One of the Democratic Labour Party's policies is that first home buyers should be able to access 5% of their superannuation when purchasing their first home.

While the Greens haven't given much detail on how they'll help those buying their first home, they have developed a detailed and costed plan to address the shortage of affordable rentals.

So if the government - whoever it is after the election, won't do anything to help you get into your first home a bit easier, here's what you should do to get into your first home.

1. Start a savings plan

No matter how you buy a home in Australia, unless you have a family member putting their home on the line, you'll need at the very least five per cent of the property value and more still for upfront costs such as stamp duty. There is no understating how important savings are in the journey to owning your own home, so you should get it right.

The first choice is whether or not you'll use a First Home Saver Account (FHSA) or high interest savings account.

An FHSA is an account where you earn government contributions of 17% on the first $6,000 you deposit into it. You need to invest at least $1,000 each financial year for four financial years, which means if you time it properly you could get your money in as little as two years.

If you choose to go down the non-government route you'll need to work out if you want to invest your money in a high interest savings account or term deposit. If you find it hard to save you may want to set up a regular savings plan so your money automatically goes into your account each month. This way you won't miss it and won't be tempted to get access to it.

2. Start researching the market

Start comparing the market

If it's going to take you awhile to save enough to get into your first home, you might as well think about where you want to live. Wherever you're think of buying, it's helpful to do some research beforehand. Get a free RP Data report about the suburb you're interested in buying, including average household income and ages and median prices for houses and units.

It's also a good idea to look at the walk score for any streets you're interested in buying in. This will tell you how close your potential first home could be to shops, parks, restaurants, schools and more and will go someway to helping you find out what it'll be like to live there.

3. Find out if you're eligible for any grants or concessions

There are still grants available for first home buyers and concessions for stamp duty, although these are now skewed in favour of new or substantially renovated properties. To find out what's available to you check out our guide for the First Home Owner Grant (FHOG).

4. Consider another strategy

As property prices continue to grow, many first home buyers are being priced out of the market. But many are coming up with a solution by purchasing an investment property first with only a five percent deposit and thus, incurring LMI and then renting the property out.

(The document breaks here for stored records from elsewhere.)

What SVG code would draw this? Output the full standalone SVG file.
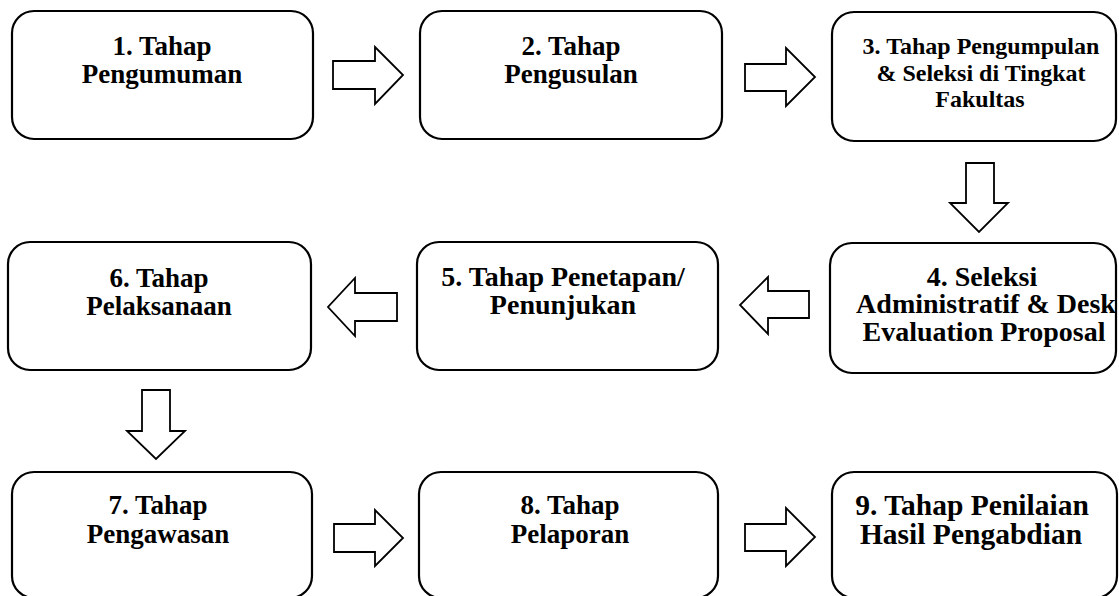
<svg xmlns="http://www.w3.org/2000/svg" width="1119" height="596" viewBox="0 0 1119 596">
<style>
.box{fill:#fff;stroke:#000;stroke-width:2.2}
.arr{fill:#fff;stroke:#000;stroke-width:1.8;stroke-linejoin:miter}
text{font-family:"Liberation Serif","Times New Roman",serif;font-weight:bold;font-size:27px;text-anchor:middle;fill:#000}
.s24{font-size:24px}
.s28{font-size:28px}
.s29{font-size:29.5px}
</style>
<rect width="1119" height="596" fill="#fff"/>
<g id="connectors">
<polygon class="arr" points="333,61 375,61 375,47 403,75 375,104 375,89 333,89"/>
<polygon class="arr" points="745,64 786,64 786,48 815,77 786,106 786,91 745,91"/>
<polygon class="arr" points="966,163 994,163 994,203 1008,203 979,232 950,203 966,203"/>
<polygon class="arr" points="809,291 768,291 768,277 740,305 768,334 768,318 809,318"/>
<polygon class="arr" points="397,293 355,293 355,278 328,307 355,336 355,321 397,321"/>
<polygon class="arr" points="142,390 170,390 170,431 185,431 156,459 127,431 142,431"/>
<polygon class="arr" points="334,524 375,524 375,510 403,538 375,566 375,552 334,552"/>
<polygon class="arr" points="745,524 786,524 786,508 815,537 786,566 786,551 745,551"/>
</g>
<g id="n1"><rect class="box" x="12" y="11" width="301" height="128" rx="22"/><text x="162" y="55">1. Tahap</text><text x="162" y="83">Pengumuman</text></g>
<g id="n2"><rect class="box" x="420" y="11" width="302" height="128" rx="22"/><text x="571" y="55">2. Tahap</text><text x="571" y="83">Pengusulan</text></g>
<g id="n3"><rect class="box" x="832" y="12" width="284" height="129" rx="22"/><text class="s24" x="981" y="54">3. Tahap Pengumpulan</text><text class="s24" x="981" y="81">&amp; Seleksi di Tingkat</text><text class="s24" x="980" y="107">Fakultas</text></g>
<g id="n4"><rect class="box" x="830" y="243" width="286" height="130" rx="22"/><text class="s28" x="982" y="286">4. Seleksi</text><text class="s28" x="986" y="313">Administratif &amp; Desk</text><text class="s28" x="984" y="341">Evaluation Proposal</text></g>
<g id="n5"><rect class="box" x="417" y="242" width="301" height="128" rx="22"/><text class="s28" x="563" y="286">5. Tahap Penetapan/</text><text class="s28" x="563" y="314">Penunjukan</text></g>
<g id="n6"><rect class="box" x="8" y="242" width="303" height="128" rx="22"/><text x="159" y="287">6. Tahap</text><text x="159" y="315">Pelaksanaan</text></g>
<g id="n7"><rect class="box" x="12" y="472" width="300" height="126" rx="22"/><text x="158" y="514">7. Tahap</text><text x="158" y="543">Pengawasan</text></g>
<g id="n8"><rect class="box" x="419" y="472" width="299" height="126" rx="22"/><text x="570" y="514">8. Tahap</text><text x="570" y="543">Pelaporan</text></g>
<g id="n9"><rect class="box" x="832" y="472" width="285" height="126" rx="22"/><text class="s29" x="972" y="515">9. Tahap Penilaian</text><text class="s29" x="971" y="544">Hasil Pengabdian</text></g>
</svg>
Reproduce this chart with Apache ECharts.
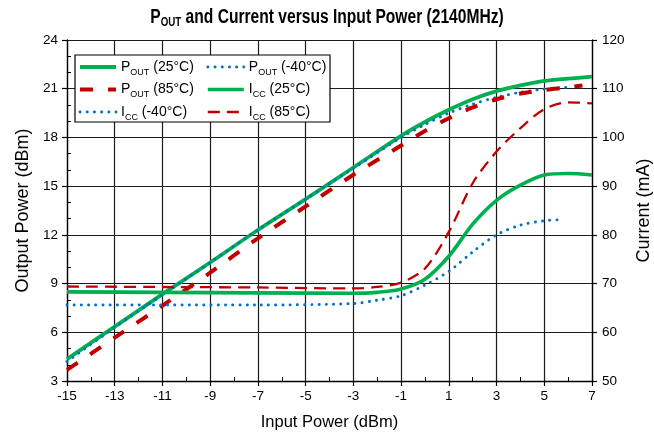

But while someone is paying off your mortgage for you, there are a number of things you have to consider before taking on this strategy. Buying an investment property first will only start giving you returns after six to seven years and the cost of research and professional advice you need could outweigh the benefits that you won't be receiving until then. If you are thinking about getting into property, the trick is to not look at any physical property at all. Start with what you want out of the investment and work out what you can afford.

Related: Chris Gray offers tips for first home buyers

5. Compare home loans so you get the best deal

Even if you've successfully saved up a deposit, used the FHSA or FHOG to your benefit, or decided to pursue an investment property first - your home loan needs to match your financial and personal situation. Choosing the right home loan can be the difference between saving thousands of dollars, to saving tens of thousands of dollars.

If you want the stability of fixed repayments as you settle into your home loan, then you may want to consider a fixed home loan. Otherwise, if you're prepared for your repayments to change from time to time at the beginning of your home loan then you may want to consider a variable rate home loan. Variable rate home loans also tend to have more money saving features such as an offset account, but if you're not much of saver then this feature may not be helpful.